Need for patience

The govt must avoid a knee jerk reaction.

A 22-hour gun-battle between security forces and militants who took refuge in a hotel in Srinagar after attacking a police outpost has raised doubts over the accuracy of security assessments that claimed a fall in militant capability and activity in the Kashmir Valley. The attack, which is the first major one in Srinagar in over two years, has shaken confidence as it has indicated that militants are able to strike in the heart of Srinagar and hold security forces at bay for almost two days. Security experts have been drawing attention to the sharp fall in militant attacks in the Valley. Indeed, 2009 was a milestone with militant attacks falling to their lowest ever since the eruption of the insurgency two decades ago and dropping by over 30 per cent compared with 2008. This had prompted the Centre to scale back army deployment in the Valley by around 30,000 and to cut paramilitary presence there as well. In fact, National Security Advisor M K Narayanan had even said that the improved security situation in Kashmir provided scope for further cutback in troop deployment in the state.

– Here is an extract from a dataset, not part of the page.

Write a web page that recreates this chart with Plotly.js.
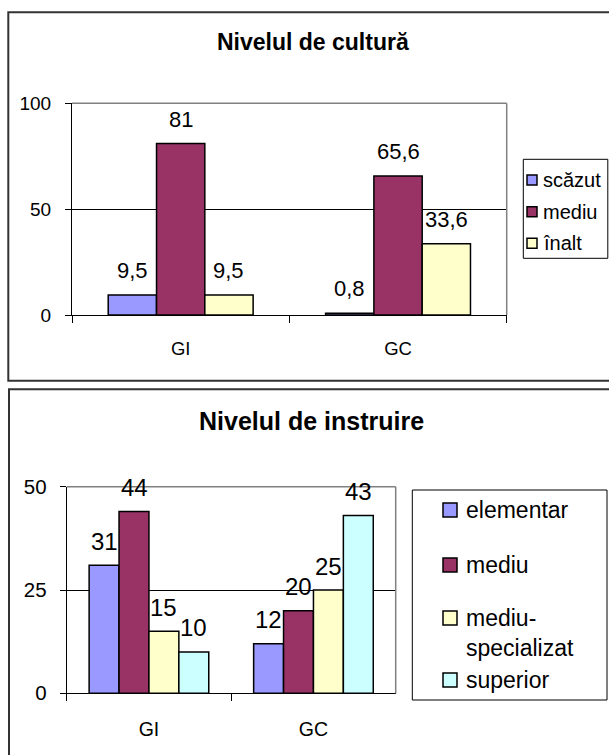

The standoff in Srinagar will prompt some to call on the government to hold off troop reduction in the Valley. It would indeed be a pity if the Centre heeds their demand. A dialogue is on between the Centre and separatists in the Valley as part of a larger peace process. The downsizing of military presence in the Valley is a vital component of that process, which has contributed to confidence building. Any move to reverse the decision on troop deployment will only serve to subvert the peace process.
There are sections in the government, the armed forces, among politicians, militants and separatists, as well as the public who have a vested interest in keeping the Kashmir cauldron bubbling. They are averse to the situation normalising in the state. They can be expected to use the Srinagar standoff to inflame public sentiments and/or embarrass the government. Jammu and Kashmir’s political parties, ever eager to exploit crisis situations to score points against each other, can be expected to engage in some theatrics in the coming days. They must bear in mind that shrill rhetoric is not in the interest of the people, whose welfare they claim is at the heart of their politics. As for the government, it must avoid a knee jerk response at all costs.